» **Written problem**:
Reproduce exactly, and only, the lines of the material below running from the line bearing "Write a LaTeX" through the line bearing "minimum width=355, minimum". Leave any pictures out.

» **Input data**:

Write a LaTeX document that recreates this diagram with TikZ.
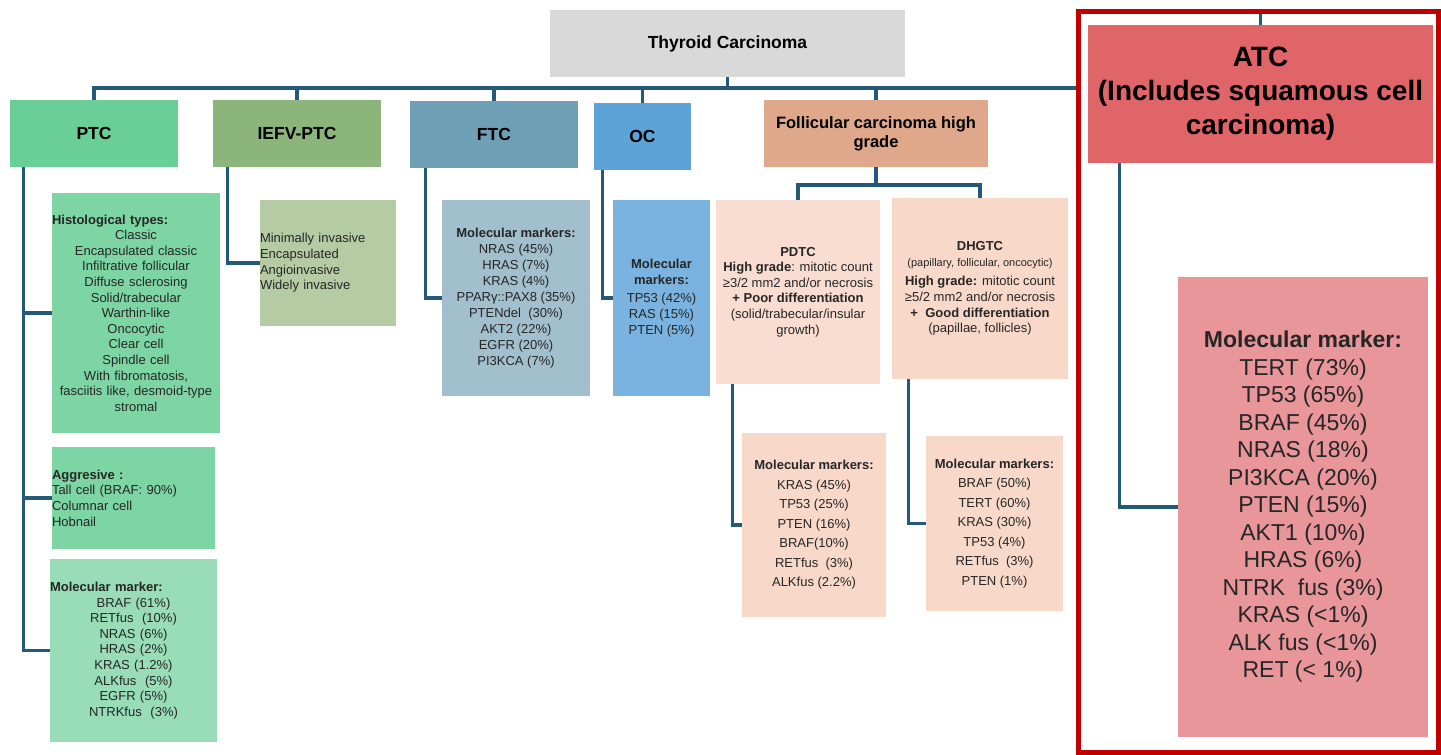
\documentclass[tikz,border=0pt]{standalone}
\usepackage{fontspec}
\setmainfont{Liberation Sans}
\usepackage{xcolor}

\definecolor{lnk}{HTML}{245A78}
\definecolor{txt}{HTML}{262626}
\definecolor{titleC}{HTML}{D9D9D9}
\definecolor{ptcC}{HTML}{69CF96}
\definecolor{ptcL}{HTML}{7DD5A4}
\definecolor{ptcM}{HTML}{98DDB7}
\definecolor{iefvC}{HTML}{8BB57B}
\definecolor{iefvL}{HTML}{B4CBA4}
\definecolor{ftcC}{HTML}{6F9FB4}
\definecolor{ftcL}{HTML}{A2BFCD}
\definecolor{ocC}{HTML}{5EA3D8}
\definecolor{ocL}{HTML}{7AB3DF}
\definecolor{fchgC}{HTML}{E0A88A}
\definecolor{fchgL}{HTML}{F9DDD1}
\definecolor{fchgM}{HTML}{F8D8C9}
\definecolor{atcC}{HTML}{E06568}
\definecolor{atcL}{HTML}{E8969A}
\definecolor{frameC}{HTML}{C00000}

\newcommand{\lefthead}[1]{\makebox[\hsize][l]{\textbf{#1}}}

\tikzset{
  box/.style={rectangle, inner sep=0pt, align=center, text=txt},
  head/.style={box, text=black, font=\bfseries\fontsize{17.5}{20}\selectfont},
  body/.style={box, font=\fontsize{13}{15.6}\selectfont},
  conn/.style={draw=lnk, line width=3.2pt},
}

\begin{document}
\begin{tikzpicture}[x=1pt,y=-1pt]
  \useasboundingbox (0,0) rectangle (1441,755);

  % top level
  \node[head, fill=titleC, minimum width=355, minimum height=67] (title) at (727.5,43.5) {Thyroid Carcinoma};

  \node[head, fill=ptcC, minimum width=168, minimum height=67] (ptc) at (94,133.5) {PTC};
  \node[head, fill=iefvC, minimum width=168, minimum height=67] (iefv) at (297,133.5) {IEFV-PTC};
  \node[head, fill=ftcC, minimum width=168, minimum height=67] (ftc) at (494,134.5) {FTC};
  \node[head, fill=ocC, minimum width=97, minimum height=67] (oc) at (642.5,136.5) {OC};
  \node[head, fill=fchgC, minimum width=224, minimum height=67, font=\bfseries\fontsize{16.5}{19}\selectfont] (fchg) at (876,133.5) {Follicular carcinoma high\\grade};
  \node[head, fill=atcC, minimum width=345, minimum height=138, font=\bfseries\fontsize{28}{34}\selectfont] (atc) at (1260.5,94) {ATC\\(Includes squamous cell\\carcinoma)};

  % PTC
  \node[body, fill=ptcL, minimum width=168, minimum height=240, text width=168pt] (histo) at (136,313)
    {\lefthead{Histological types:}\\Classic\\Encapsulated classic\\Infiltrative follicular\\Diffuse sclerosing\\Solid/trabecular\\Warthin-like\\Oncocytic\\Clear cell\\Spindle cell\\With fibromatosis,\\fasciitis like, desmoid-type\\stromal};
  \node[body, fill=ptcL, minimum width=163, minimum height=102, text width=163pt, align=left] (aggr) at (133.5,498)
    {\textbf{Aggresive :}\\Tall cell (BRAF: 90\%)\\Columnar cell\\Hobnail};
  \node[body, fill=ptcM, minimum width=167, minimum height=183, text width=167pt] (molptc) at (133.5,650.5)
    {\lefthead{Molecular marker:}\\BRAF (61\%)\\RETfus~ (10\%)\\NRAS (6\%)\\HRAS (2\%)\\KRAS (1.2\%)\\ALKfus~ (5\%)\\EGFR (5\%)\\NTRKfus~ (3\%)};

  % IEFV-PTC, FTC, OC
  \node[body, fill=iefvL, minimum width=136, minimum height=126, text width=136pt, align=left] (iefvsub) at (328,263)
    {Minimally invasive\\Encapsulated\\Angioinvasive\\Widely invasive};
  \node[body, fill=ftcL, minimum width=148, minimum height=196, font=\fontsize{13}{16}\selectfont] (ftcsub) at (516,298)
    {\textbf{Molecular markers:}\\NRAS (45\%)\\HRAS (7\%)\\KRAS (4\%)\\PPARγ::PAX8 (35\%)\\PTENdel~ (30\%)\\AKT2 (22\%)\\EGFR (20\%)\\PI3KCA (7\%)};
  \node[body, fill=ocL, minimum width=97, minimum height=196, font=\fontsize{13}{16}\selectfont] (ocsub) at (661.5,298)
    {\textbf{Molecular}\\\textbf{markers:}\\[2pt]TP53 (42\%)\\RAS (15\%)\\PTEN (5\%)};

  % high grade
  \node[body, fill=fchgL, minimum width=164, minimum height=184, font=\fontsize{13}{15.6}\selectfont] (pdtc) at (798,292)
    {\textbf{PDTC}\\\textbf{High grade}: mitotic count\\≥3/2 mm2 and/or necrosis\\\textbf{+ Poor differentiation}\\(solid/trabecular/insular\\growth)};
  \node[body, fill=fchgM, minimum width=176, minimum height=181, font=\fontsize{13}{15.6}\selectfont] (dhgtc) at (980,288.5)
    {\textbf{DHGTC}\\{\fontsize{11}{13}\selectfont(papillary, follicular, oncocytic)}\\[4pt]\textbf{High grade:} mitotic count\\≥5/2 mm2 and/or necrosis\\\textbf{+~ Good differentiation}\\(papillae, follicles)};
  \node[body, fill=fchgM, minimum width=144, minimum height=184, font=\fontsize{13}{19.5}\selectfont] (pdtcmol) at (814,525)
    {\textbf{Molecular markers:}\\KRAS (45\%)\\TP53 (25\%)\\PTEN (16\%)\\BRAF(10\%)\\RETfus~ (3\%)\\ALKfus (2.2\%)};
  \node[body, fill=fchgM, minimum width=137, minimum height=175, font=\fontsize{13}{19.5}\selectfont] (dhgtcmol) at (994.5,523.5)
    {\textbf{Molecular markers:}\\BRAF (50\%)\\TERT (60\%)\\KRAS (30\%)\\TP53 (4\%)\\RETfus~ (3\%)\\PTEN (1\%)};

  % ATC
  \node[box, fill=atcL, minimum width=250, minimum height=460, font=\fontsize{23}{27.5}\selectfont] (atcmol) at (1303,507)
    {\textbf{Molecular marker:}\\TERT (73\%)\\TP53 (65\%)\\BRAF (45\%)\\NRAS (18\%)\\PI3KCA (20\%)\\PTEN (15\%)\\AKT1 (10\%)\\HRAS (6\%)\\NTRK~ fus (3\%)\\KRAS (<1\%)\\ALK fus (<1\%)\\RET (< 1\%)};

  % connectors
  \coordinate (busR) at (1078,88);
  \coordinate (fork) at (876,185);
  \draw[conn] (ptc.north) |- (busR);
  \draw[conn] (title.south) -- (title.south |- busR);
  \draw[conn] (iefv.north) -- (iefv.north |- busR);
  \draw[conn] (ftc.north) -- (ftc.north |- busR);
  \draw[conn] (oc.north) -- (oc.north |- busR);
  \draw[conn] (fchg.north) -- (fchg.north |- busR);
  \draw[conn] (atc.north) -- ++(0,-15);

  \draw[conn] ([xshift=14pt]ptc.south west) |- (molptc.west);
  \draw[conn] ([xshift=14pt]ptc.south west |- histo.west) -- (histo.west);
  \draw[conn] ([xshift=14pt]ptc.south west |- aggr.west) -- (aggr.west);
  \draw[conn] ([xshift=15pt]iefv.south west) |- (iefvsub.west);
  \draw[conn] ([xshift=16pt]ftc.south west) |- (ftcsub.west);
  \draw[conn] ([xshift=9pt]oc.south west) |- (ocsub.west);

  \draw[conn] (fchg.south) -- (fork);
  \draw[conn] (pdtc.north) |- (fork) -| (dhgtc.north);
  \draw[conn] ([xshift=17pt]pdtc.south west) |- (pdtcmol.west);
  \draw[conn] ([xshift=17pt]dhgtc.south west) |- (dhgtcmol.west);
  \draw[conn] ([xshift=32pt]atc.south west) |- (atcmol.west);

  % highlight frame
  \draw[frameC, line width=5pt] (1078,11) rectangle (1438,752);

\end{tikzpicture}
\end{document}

* * *

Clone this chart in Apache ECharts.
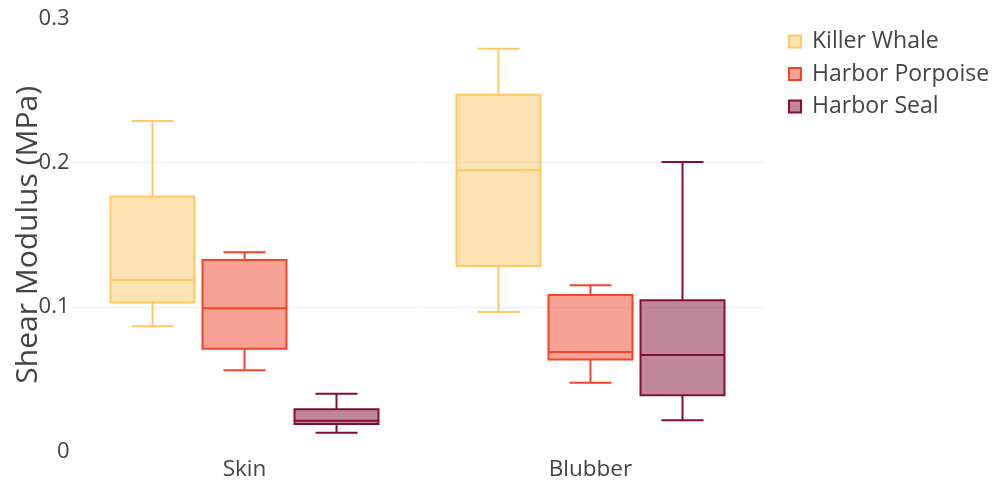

» **Output for this exercise**:
Write a LaTeX document that recreates this diagram with TikZ.
\documentclass[tikz,border=0pt]{standalone}
\usepackage{fontspec}
\setmainfont{Liberation Sans}
\usepackage{xcolor}

\definecolor{lnk}{HTML}{245A78}
\definecolor{txt}{HTML}{262626}
\definecolor{titleC}{HTML}{D9D9D9}
\definecolor{ptcC}{HTML}{69CF96}
\definecolor{ptcL}{HTML}{7DD5A4}
\definecolor{ptcM}{HTML}{98DDB7}
\definecolor{iefvC}{HTML}{8BB57B}
\definecolor{iefvL}{HTML}{B4CBA4}
\definecolor{ftcC}{HTML}{6F9FB4}
\definecolor{ftcL}{HTML}{A2BFCD}
\definecolor{ocC}{HTML}{5EA3D8}
\definecolor{ocL}{HTML}{7AB3DF}
\definecolor{fchgC}{HTML}{E0A88A}
\definecolor{fchgL}{HTML}{F9DDD1}
\definecolor{fchgM}{HTML}{F8D8C9}
\definecolor{atcC}{HTML}{E06568}
\definecolor{atcL}{HTML}{E8969A}
\definecolor{frameC}{HTML}{C00000}

\newcommand{\lefthead}[1]{\makebox[\hsize][l]{\textbf{#1}}}

\tikzset{
  box/.style={rectangle, inner sep=0pt, align=center, text=txt},
  head/.style={box, text=black, font=\bfseries\fontsize{17.5}{20}\selectfont},
  body/.style={box, font=\fontsize{13}{15.6}\selectfont},
  conn/.style={draw=lnk, line width=3.2pt},
}

\begin{document}
\begin{tikzpicture}[x=1pt,y=-1pt]
  \useasboundingbox (0,0) rectangle (1441,755);

  % top level
  \node[head, fill=titleC, minimum width=355, minimum height=67] (title) at (727.5,43.5) {Thyroid Carcinoma};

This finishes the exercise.